In an action to recover damages for personal injuries, etc., the plaintiffs appeal from an order of the Supreme Court, Westchester County (Burrows, J.), dated October 24, 1990, which granted the defendants’ motions for summary judgment dismissing the complaint.
Ordered that the order is modified, on the law, (1) by deleting the provision thereof which granted the motion of the defendant Silver Lake Contracting Corp. for summary judgment, and dismissed the complaint insofar as it is asserted against that defendant, and substituting therefor a provision denying that motion, and severing the action against it, and (2) by adding a provision thereto converting the cross claim of Silver Lake Contracting Corp. for contribution and indemnifi*508cation against the defendant Anthony P. Abbondola into a third-party complaint for contribution and indemnification, and deeming the answer of the defendant Anthony P. Abbondola, including its cross claims for contribution and indemnification against Silver Lake Contracting Corp., an answer to the third-party complaint; as so modified, the order is affirmed, without costs or disbursements.
The plaintiff Einar Christiansen was injured when he was struck by a truck which was owned by defendant Silver Lake Contracting Corp. (hereinafter Silver Lake) and which was being operated by the defendant Anthony P. Abbondola. In support of his motion for summary judgment, Abbondola submitted proof in evidentiary form which established that at the time of the accident both he and Christiansen were working in the course of their employment with the third-party defendant Argento & Sons. Since the plaintiff failed to demonstrate any issue of fact in this regard, Abbondola was entitled to summary judgment dismissing the complaint insofar as it is asserted against him pursuant to his affirmative defense based on Workers’ Compensation Law § 29 (6) (see, Naso v Lafata, 4 NY2d 585; Rauch v Jones, 4 NY2d 592; DiSpigna v Lutheran Med. Ctr., 170 AD2d 645; Mera v Adelphi Mfg. Co., 160 AD2d 781; Linares v Spencer-Cameron Leasing Corp., 121 AD2d 606; Albarran v City of New York, 56 AD2d 822; Chadwick v Clark, 19 AD2d 679).

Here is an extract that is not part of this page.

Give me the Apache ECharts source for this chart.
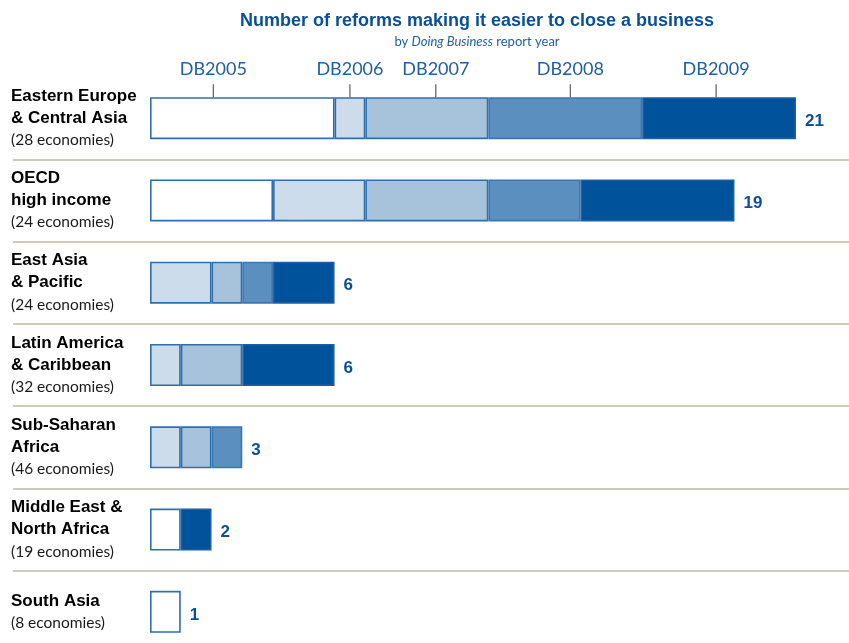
<!DOCTYPE html>
<html>
<head>
<meta charset="utf-8">
<script src="https://cdn.jsdelivr.net/npm/echarts@6/dist/echarts.min.js"></script>
<style>
html,body{margin:0;padding:0;background:#fff;}
#chart{width:849px;height:643px;}
</style>
</head>
<body>
<div id="chart"></div>
<script>
// ---- data ----
const regions = [
  'Eastern Europe\n& Central Asia',
  'OECD\nhigh income',
  'East Asia\n& Pacific',
  'Latin America\n& Caribbean',
  'Sub-Saharan\nAfrica',
  'Middle East &\nNorth Africa',
  'South Asia'
];
const economies = [28, 24, 24, 32, 46, 19, 8];
const years = ['DB2005', 'DB2006', 'DB2007', 'DB2008', 'DB2009'];
const db2005 = [6, 4, 0, 0, 0, 1, 1];
const db2006 = [1, 3, 2, 1, 1, 0, 0];
const db2007 = [4, 4, 1, 2, 1, 0, 0];
const db2008 = [5, 3, 1, 0, 1, 0, 0];
const db2009 = [5, 5, 2, 3, 0, 1, 0];
const seriesValues = [db2005, db2006, db2007, db2008, db2009];

// ---- styles ----
const FONT = 'Lato, "Liberation Sans", sans-serif';
const BOLD = '"Liberation Sans", Arial, sans-serif';
const BLUE = '#0b4f97';
const fills = ['#ffffff', '#cddceb', '#a7c3dc', '#5b8fbf', '#00529b'];
const borderCols = ['#2f6fae', '#2f6fae', '#2f6fae', '#3a77b3', '#1c5fa3'];
const leaderShift = [-29, 0, 9, 5, -3];

const totals = regions.map((_, i) => seriesValues.reduce((s, arr) => s + arr[i], 0));

const chart = echarts.init(document.getElementById('chart'), null, {renderer: 'canvas'});

const stacked = years.map((name, k) => ({
  name: name,
  type: 'bar',
  stack: 'all',
  xAxisIndex: 0,
  yAxisIndex: 0,
  barWidth: 42,
  itemStyle: {color: fills[k], borderColor: borderCols[k], borderWidth: 1.6},
  emphasis: {disabled: true},
  label: {show: false},
  z: 3,
  data: seriesValues[k].map((v, i) => {
    const val = v === 0 ? '-' : v;
    if (i === 0) {
      return {
        value: val,
        label: {
          show: true,
          position: 'top',
          distance: 0,
          offset: [leaderShift[k], 0],
          formatter: '{t|' + name + '}\n{l| }',
          rich: {
            t: {fontFamily: FONT, fontSize: 18, color: '#1f5fa3', lineHeight: 29, align: 'center'},
            l: {width: 1, height: 13, lineHeight: 13, backgroundColor: '#3a3a3a', align: 'center'}
          }
        }
      };
    }
    return val;
  })
}));

const totalSeries = {
  name: 'total',
  type: 'bar',
  xAxisIndex: 0,
  yAxisIndex: 0,
  barWidth: 42,
  barGap: '-100%',
  itemStyle: {color: 'rgba(0,0,0,0)'},
  emphasis: {disabled: true},
  z: 1,
  label: {
    show: true,
    position: 'right',
    distance: 9,
    color: BLUE,
    fontFamily: BOLD,
    fontWeight: 'bold',
    fontSize: 17,
    offset: [0, 3]
  },
  data: totals
};

// invisible series on second grid so the separator axis renders
const sepSeries = {
  type: 'bar',
  xAxisIndex: 1,
  yAxisIndex: 1,
  silent: true,
  itemStyle: {color: 'rgba(0,0,0,0)'},
  data: regions.map(() => 0)
};

const option = {
  backgroundColor: '#ffffff',
  animation: false,
  title: {
    text: 'Number of reforms making it easier to close a business',
    subtext: 'by {i|Doing Business} report year',
    left: 472,
    top: 7,
    textAlign: 'center',
    itemGap: 5,
    textStyle: {fontFamily: BOLD, fontWeight: 'bold', fontSize: 18, color: BLUE},
    subtextStyle: {
      fontFamily: FONT, fontSize: 13, color: '#1f5fa3',
      rich: {i: {fontFamily: FONT, fontSize: 13, color: '#1f5fa3', fontStyle: 'italic'}}
    }
  },
  grid: [
    {left: 150, right: 53, top: 77, height: 576, outerBoundsMode: 'none'},
    {left: 13, right: 0, top: 77, height: 576, outerBoundsMode: 'none'}
  ],
  xAxis: [
    {type: 'value', gridIndex: 0, min: 0, max: 21, show: false},
    {type: 'value', gridIndex: 1, min: 0, max: 1, show: false}
  ],
  yAxis: [
    {
      type: 'category',
      gridIndex: 0,
      data: regions,
      inverse: true,
      axisLine: {show: false},
      axisTick: {show: false},
      splitLine: {show: false},
      axisLabel: {
        align: 'left',
        margin: 139,
        formatter: function (value, idx) {
          const lines = value.split('\n').map(l => '{b|' + l + '}');
          return lines.join('\n') + '\n{n|(' + economies[idx] + ' economies)}';
        },
        rich: {
          b: {fontFamily: BOLD, fontWeight: 'bold', fontSize: 17, color: '#000', lineHeight: 22},
          n: {fontFamily: FONT, fontSize: 15.5, color: '#1a1a1a', lineHeight: 22}
        }
      }
    },
    {
      type: 'category',
      gridIndex: 1,
      data: regions,
      inverse: true,
      axisLine: {show: false},
      axisTick: {show: false},
      axisLabel: {show: false},
      splitLine: {
        show: true,
        lineStyle: {
          width: 2,
          color: ['rgba(0,0,0,0)', '#cfc9bb', '#cfc9bb', '#cfc9bb', '#cfc9bb', '#cfc9bb', '#cfc9bb', 'rgba(0,0,0,0)']
        }
      }
    }
  ],
  series: [sepSeries, totalSeries].concat(stacked)
};

chart.setOption(option);
</script>
</body>
</html>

In light of Abbondola’s immunity from direct liability to the plaintiffs, Silver Lake may not be held vicariously liable for Abbondola’s negligence (see, Naso v Lafata, supra; Rauch v Jones, supra; Jaglall v Supreme Petroleum Co., 185 AD2d 971; Ulysse v Nelsk Taxi, 135 AD2d 528; Linares v Cameron Leasing Corp., supra). However, the complaint in this case includes allegations that, if proved, would permit a finding of liability against Silver Lake based on its independent negligence in failing to properly equip and maintain the truck (e.g., Rascoe v Riteway Rentals, 176 AD2d 552 [lack of seatbelts]; see also, Cunningham v Lynch-Davidson Motors, 425 So 2d 131 [Fla]; Briggs v Morgan, 318 SE2d 878 [NC]). In its cross motion, Silver Lake failed to show, by competent proof, its entitlement to judgment as a matter of law on this theory.
In accordance with the foregoing, the plaintiffs’ complaint should be reinstated as to Silver Lake, the cross claims asserted by Silver Lake should be deemed a third-party complaint, and Abbondola’s answer with cross claims should be deemed an answer to the third-party complaint.
We have examined the appellants’ remaining contentions *509and find them to be without merit. Mangano, P. J., Bracken, Sullivan and O’Brien, JJ., concur.